The Fatal Sin of Love

G.X. Chen
CreateSpace (2015)
ISBN 9781507526149
Reviewed by Sheri Hoyte for Reader Views (03/15)

Article first published as Book Review: ‘The Fatal Sin of Love,’ A Back Bay Investigation Mystery by G.X. Chen on Blogcritics.

Having read this author previously, I looked forward to the opportunity to read “The Fatal Sin of Love” by G.X. Chen. This is a perfect mystery to cozy up with on a quiet afternoon.  A wealthy widow dies in her sleep in her home in Beacon Hill, a dog is murdered in Cambridge and man in a remote Chinese village meets his untimely death due to heart failure.  Could all of these events be related?  Jane learns she is an heir to a fortune and suddenly befalls a number of tragedies in her family.  Jane’s roommate, Ann Lee is unconvinced that these circumstances are all happenstance, and she teams up once again with her crime solving partner, Fang Chen, to connect the missing pieces of this mystery.  Add a budding romance to the plot and you have all the dynamics for a great read!
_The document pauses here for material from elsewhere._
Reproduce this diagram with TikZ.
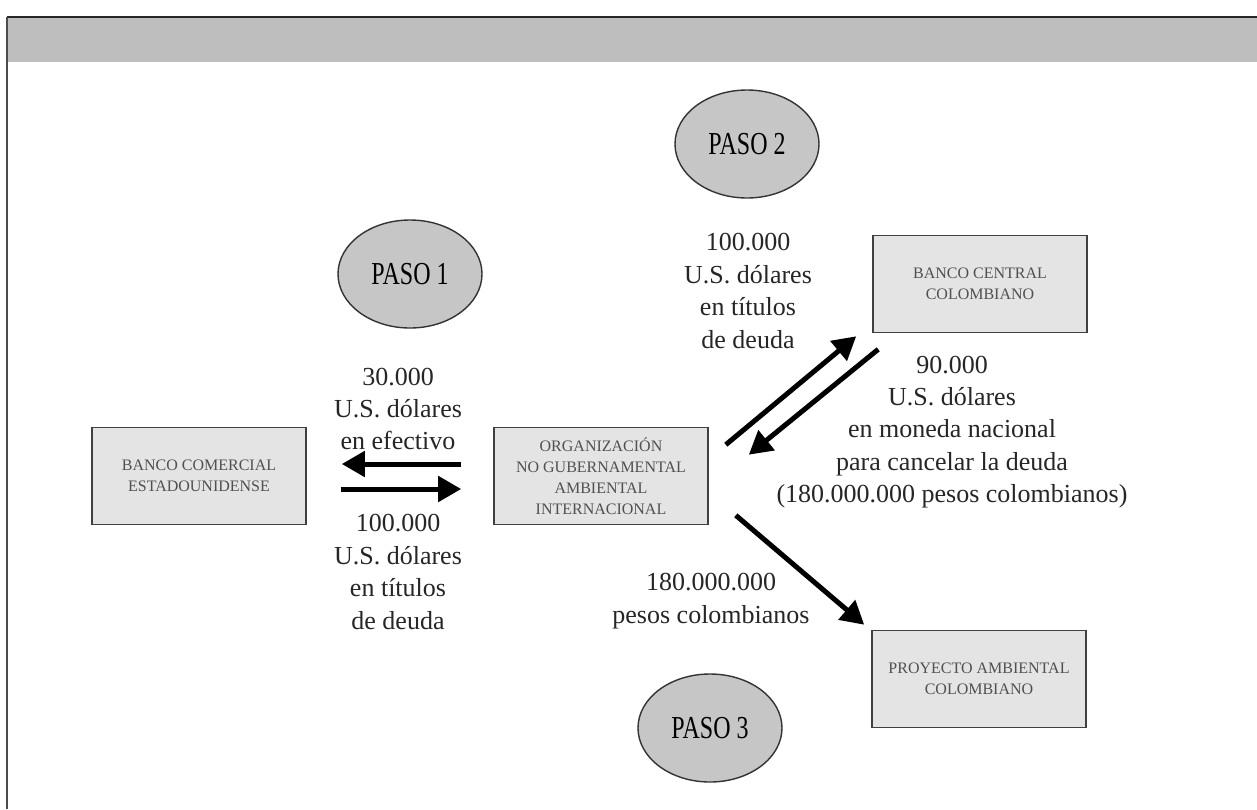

“The Fatal Sin of Love” is the second book in the Back Bay Investigation series.  I feel certain it would have been to my advantage to read the first book in the series, “The Mystery of Moutai.”  Although the stories are certainly stand-alone mysteries, I may have missed out on some of the background character development of Ann Lee and Fang Chen.  I also think the romantic development of Jane and Fang Chen needed a bit more depth.  The two go from blushing awkwardness to Jane calling Fang Chen “her man” in just a short span of time, with little evidence of their romantic growth in between.  That being said, understandingly this is a mystery novel, with the romance being one of the side stories.  I personally just wanted to see more. 

Chen’s novels should also be considered historical fiction as she always involves very relevant events in China’s history as part of the plot, educating as well as entertaining readers at every opportunity.  The settings in the story are delightfully depicted and one can imagine the glorious scenes while touring the fields of tea shrubs, or staying in the charming inns nestled in the mountainside of the Wuyi Mountains.

Overall, this was a great read and I recommend “The Fatal Sin of Love” by G.X. Chen to young adults as well as adult fans of the mystery, romance and historical fiction genres.